IN Brief:
- Leonardo DRS has launched a maritime counter-UAS package for unmanned surface vessels.
- The system is built around a modular architecture for sensors, communications, and kinetic or non-kinetic effectors.
- Maritime autonomy and counter-drone defence are converging as naval platforms take on more onboard processing and mission-system integration.
Leonardo DRS has introduced a maritime counter-UAS capability designed for autonomous surface vessels, extending counter-drone mission electronics from ground and crewed maritime contexts into a modular package for unmanned naval operations.
The company’s maritime mission equipment package is intended to bring counter-UAS and air-defence capability to unmanned surface vessels through an open architecture that can integrate sensors, communications links, and both kinetic and non-kinetic effectors across a range of hull sizes. The system is aimed at forward deployment and autonomous collaboration in contested environments where crewed platforms are being pushed to extend surveillance and force-protection reach.
Counter-UAS is no longer confined to land systems. The sensing, tracking, electronic warfare, command, and engagement functions developed for fixed and mobile ground defence are being adapted for maritime use, where power budgets, platform motion, saltwater exposure, and communications resilience complicate integration. Moving that capability onto autonomous surface vessels raises the technical demands again.

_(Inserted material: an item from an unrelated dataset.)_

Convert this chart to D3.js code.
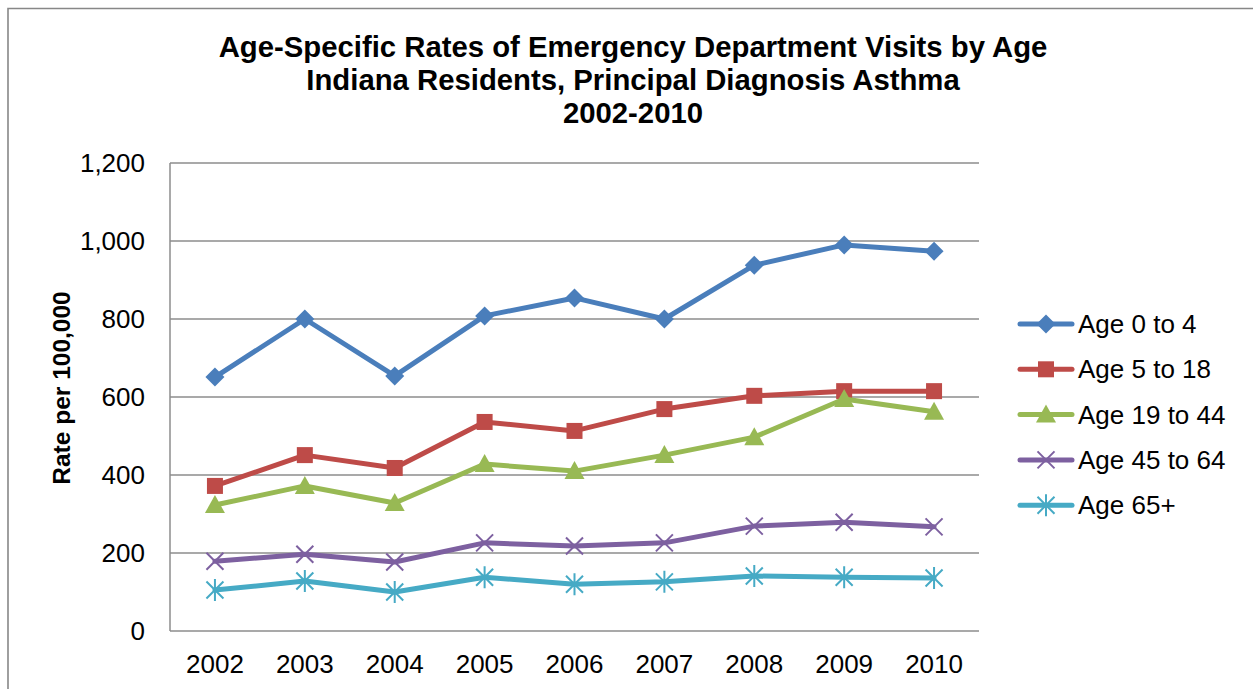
<!DOCTYPE html>
<html>
<head>
<meta charset="utf-8">
<script src="https://cdn.jsdelivr.net/npm/d3@7"></script>
<style>
  body { margin: 0; background: #fff; }
  text { font-family: "Liberation Sans", Arial, sans-serif; }
</style>
</head>
<body>
<svg width="1253" height="689"></svg>
<script>
// data
const years = ["2002", "2003", "2004", "2005", "2006", "2007", "2008", "2009", "2010"];
const age0to4   = [651, 800, 654, 808, 854, 800, 938, 990, 974];
const age5to18  = [372, 451, 418, 536, 513, 569, 603, 615, 615];
const age19to44 = [323, 372, 328, 428, 410, 451, 497, 595, 562];
const age45to64 = [179, 197, 177, 226, 218, 226, 269, 279, 267];
const age65plus = [105, 128, 100, 138, 120, 126, 141, 138, 136];
const yTicks = [0, 200, 400, 600, 800, 1000, 1200];

const series = [
  { name: "Age 0 to 4",   values: age0to4,   color: "#4a7ebb", marker: "diamond" },
  { name: "Age 5 to 18",  values: age5to18,  color: "#be4b48", marker: "square" },
  { name: "Age 19 to 44", values: age19to44, color: "#98b954", marker: "triangle" },
  { name: "Age 45 to 64", values: age45to64, color: "#7d60a0", marker: "x" },
  { name: "Age 65+",      values: age65plus, color: "#46aac5", marker: "star" }
];

const plot = { left: 170, right: 979, top: 163, bottom: 631 };

const svg = d3.select("svg");

// outer chart frame (only top/left visible in the crop)
svg.append("path")
    .attr("d", "M8,700 L8,8.5 L1260,8.5")
    .attr("fill", "none")
    .attr("stroke", "#878787")
    .attr("stroke-width", 1.6);

const x = d3.scalePoint()
    .domain(years)
    .range([plot.left, plot.right])
    .padding(0.5);

const y = d3.scaleLinear()
    .domain([0, 1200])
    .range([plot.bottom, plot.top]);

// gridlines
svg.append("g")
    .selectAll("line")
    .data(yTicks)
    .enter()
    .append("line")
    .attr("x1", plot.left)
    .attr("x2", plot.right)
    .attr("y1", d => y(d))
    .attr("y2", d => y(d))
    .attr("stroke", "#8c8c8c")
    .attr("stroke-width", 1.5);

// y axis line
svg.append("line")
    .attr("x1", plot.left).attr("x2", plot.left)
    .attr("y1", plot.top).attr("y2", plot.bottom)
    .attr("stroke", "#8c8c8c")
    .attr("stroke-width", 1.5);

// y tick labels
svg.append("g")
    .selectAll("text")
    .data(yTicks)
    .enter()
    .append("text")
    .attr("x", plot.left - 25)
    .attr("y", d => y(d) + 9)
    .attr("text-anchor", "end")
    .attr("font-size", "26px")
    .text(d => d3.format(",")(d));

// x tick labels
svg.append("g")
    .selectAll("text")
    .data(years)
    .enter()
    .append("text")
    .attr("x", d => x(d))
    .attr("y", 673)
    .attr("text-anchor", "middle")
    .attr("font-size", "26px")
    .text(d => d);

// axis title
svg.append("text")
    .attr("transform", `translate(70, 388) rotate(-90)`)
    .attr("text-anchor", "middle")
    .attr("font-size", "24.5px")
    .attr("font-weight", "bold")
    .text("Rate per 100,000");

// chart title
const titleLines = ["Age-Specific Rates of Emergency Department Visits by Age",
                    "Indiana Residents, Principal Diagnosis Asthma",
                    "2002-2010"];
svg.append("g")
    .selectAll("text")
    .data(titleLines)
    .enter()
    .append("text")
    .attr("x", 633)
    .attr("y", (d, i) => 57 + i * 33)
    .attr("text-anchor", "middle")
    .attr("font-size", "29.3px")
    .attr("font-weight", "bold")
    .text(d => d);

// marker drawing
function drawMarker(g, type, color) {
  if (type === "diamond") {
    g.append("path").attr("d", "M0,-9.5 L9.5,0 L0,9.5 L-9.5,0 Z").attr("fill", color);
  } else if (type === "square") {
    g.append("rect").attr("x", -8).attr("y", -8).attr("width", 16).attr("height", 16).attr("fill", color);
  } else if (type === "triangle") {
    g.append("path").attr("d", "M0,-10 L10,8 L-10,8 Z").attr("fill", color);
  } else if (type === "x") {
    g.append("path").attr("d", "M-8.5,-8.5 L8.5,8.5 M-8.5,8.5 L8.5,-8.5")
        .attr("stroke", color).attr("stroke-width", 2);
  } else if (type === "star") {
    g.append("path").attr("d", "M-8.5,-8.5 L8.5,8.5 M-8.5,8.5 L8.5,-8.5 M0,-11 L0,11")
        .attr("stroke", color).attr("stroke-width", 2);
  }
}

const line = d3.line()
    .x((d, i) => x(years[i]))
    .y(d => y(d));

series.forEach(s => {
  const g = svg.append("g");
  g.append("path")
      .attr("d", line(s.values))
      .attr("fill", "none")
      .attr("stroke", s.color)
      .attr("stroke-width", 5)
      .attr("stroke-linejoin", "round")
      .attr("stroke-linecap", "round");
  s.values.forEach((v, i) => {
    const m = g.append("g").attr("transform", `translate(${x(years[i])},${y(v)})`);
    drawMarker(m, s.marker, s.color);
  });
});

// --- Legend ---
const legend = svg.append("g");
series.forEach((s, i) => {
  const row = legend.append("g")
      .attr("transform", `translate(1018, ${324 + i * 45.3})`);
  row.append("line")
      .attr("x1", 2).attr("x2", 54)
      .attr("stroke", s.color)
      .attr("stroke-width", 5)
      .attr("stroke-linecap", "round");
  const m = row.append("g").attr("transform", "translate(28,0)");
  drawMarker(m, s.marker, s.color);
  row.append("text")
      .attr("x", 60)
      .attr("y", 9)
      .attr("font-size", "26px")
      .text(s.name);
});
</script>
</body>
</html>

A modular sea-going package requires more than radar and EO/IR sensors mounted on a hull. It depends on sensor fusion that can hold up in a cluttered maritime environment, stable command-and-control logic, reliable edge processing, and an architecture that can accommodate different payload mixes without forcing a full redesign of the vessel. The value lies in how cleanly the electronics, software, and mission package can be combined.

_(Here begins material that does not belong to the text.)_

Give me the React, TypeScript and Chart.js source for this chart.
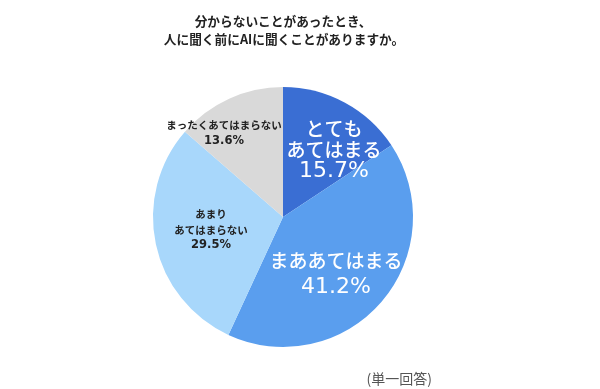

Naval forces are pushing in that direction as the threat picture changes faster than traditional ship acquisition cycles. Low-cost drones, loitering threats, and mixed autonomous systems are driving interest in layered defence, where large crewed vessels are supported by smaller unmanned platforms carrying sensing, protection, and electronic warfare functions farther forward.

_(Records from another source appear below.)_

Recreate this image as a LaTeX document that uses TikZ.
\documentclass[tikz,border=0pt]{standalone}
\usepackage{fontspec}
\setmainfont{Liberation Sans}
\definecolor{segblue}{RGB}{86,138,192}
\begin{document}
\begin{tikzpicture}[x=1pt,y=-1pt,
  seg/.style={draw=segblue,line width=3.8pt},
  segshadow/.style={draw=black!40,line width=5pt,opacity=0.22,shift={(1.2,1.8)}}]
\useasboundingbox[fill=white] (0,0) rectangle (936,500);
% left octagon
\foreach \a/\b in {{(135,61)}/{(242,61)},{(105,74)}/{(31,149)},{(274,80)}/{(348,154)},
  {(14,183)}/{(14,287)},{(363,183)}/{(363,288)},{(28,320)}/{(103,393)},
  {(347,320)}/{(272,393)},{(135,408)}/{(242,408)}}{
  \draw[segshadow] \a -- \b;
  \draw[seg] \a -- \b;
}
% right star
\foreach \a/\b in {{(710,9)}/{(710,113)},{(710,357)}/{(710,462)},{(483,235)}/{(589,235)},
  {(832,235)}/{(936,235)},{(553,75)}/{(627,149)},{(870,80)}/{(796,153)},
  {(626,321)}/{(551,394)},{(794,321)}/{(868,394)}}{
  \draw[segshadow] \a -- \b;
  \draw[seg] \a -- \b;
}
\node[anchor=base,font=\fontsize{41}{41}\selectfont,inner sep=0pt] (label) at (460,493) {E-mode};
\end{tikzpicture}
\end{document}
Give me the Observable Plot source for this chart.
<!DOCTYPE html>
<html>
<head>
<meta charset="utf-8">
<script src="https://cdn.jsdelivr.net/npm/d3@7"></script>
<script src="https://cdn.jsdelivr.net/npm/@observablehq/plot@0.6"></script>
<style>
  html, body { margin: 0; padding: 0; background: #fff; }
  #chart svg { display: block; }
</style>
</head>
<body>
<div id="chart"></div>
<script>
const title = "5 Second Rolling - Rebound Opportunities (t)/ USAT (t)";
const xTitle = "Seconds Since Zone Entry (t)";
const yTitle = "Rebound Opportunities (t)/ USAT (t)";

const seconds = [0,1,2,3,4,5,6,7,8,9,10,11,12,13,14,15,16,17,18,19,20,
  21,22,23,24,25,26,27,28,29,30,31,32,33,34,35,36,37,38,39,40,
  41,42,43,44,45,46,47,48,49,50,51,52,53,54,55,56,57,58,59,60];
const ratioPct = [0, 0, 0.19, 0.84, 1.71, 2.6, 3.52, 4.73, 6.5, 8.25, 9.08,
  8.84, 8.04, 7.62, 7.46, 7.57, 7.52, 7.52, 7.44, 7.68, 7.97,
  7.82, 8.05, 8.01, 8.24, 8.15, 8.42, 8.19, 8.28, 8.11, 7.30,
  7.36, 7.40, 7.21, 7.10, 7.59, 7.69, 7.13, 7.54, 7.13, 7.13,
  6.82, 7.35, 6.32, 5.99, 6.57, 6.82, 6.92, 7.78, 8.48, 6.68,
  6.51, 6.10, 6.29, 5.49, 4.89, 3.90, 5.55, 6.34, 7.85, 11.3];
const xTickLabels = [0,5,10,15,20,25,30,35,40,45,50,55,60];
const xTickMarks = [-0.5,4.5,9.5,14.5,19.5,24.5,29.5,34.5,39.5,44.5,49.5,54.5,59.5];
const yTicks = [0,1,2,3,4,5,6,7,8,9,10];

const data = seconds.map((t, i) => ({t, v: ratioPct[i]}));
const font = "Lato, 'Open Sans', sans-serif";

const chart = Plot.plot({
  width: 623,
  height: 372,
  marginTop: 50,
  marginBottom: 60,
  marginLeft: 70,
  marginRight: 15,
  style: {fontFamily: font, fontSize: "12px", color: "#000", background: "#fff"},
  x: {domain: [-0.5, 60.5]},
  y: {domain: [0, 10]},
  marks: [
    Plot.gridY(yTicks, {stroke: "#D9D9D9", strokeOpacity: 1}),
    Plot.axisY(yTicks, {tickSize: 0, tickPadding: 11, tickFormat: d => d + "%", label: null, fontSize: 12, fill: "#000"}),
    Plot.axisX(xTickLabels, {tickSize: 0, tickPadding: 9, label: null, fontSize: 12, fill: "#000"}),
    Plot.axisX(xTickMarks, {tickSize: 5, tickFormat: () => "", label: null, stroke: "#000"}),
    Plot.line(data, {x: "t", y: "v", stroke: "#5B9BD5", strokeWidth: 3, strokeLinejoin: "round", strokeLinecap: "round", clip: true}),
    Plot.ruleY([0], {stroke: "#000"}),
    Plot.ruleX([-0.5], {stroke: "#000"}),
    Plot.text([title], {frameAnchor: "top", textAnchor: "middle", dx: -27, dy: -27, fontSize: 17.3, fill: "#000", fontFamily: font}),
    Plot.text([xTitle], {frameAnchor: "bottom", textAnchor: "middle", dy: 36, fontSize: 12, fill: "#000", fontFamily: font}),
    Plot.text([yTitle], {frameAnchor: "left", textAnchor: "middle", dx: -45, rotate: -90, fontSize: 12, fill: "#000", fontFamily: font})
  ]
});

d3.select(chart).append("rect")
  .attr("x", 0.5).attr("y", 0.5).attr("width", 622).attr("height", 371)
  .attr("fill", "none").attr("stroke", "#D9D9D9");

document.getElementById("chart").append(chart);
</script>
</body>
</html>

Counter-UAS sits squarely in the electronics-intensive part of the defence market. Sensors, compute, networking, timing, signal processing, and electronic attack are all central to the system design. Programmes in this space often look less like conventional armament upgrades and more like embedded systems integration projects with demanding environmental and survivability requirements.
Autonomous naval systems are also becoming more dependent on onboard decision-making. Communications can be degraded or contested, and response windows are often short. That favours architectures with more local processing and tighter coupling between sensors and effectors. Counter-UAS is a clear example, particularly where remote control introduces delay or vulnerability.
For defence-electronics suppliers, maritime autonomy is becoming a more substantial destination market. The question is no longer whether unmanned surface vessels can carry payloads. It is whether they can host credible mission systems with the reliability, upgrade path, and systems discipline expected in naval service. Modular counter-UAS packages are part of that answer.
As fleets push sensing and defensive capability farther from the main platform, autonomous vessels are taking on a heavier mission-systems role than their size once suggested. Counter-UAS is one of the clearest signs of that shift.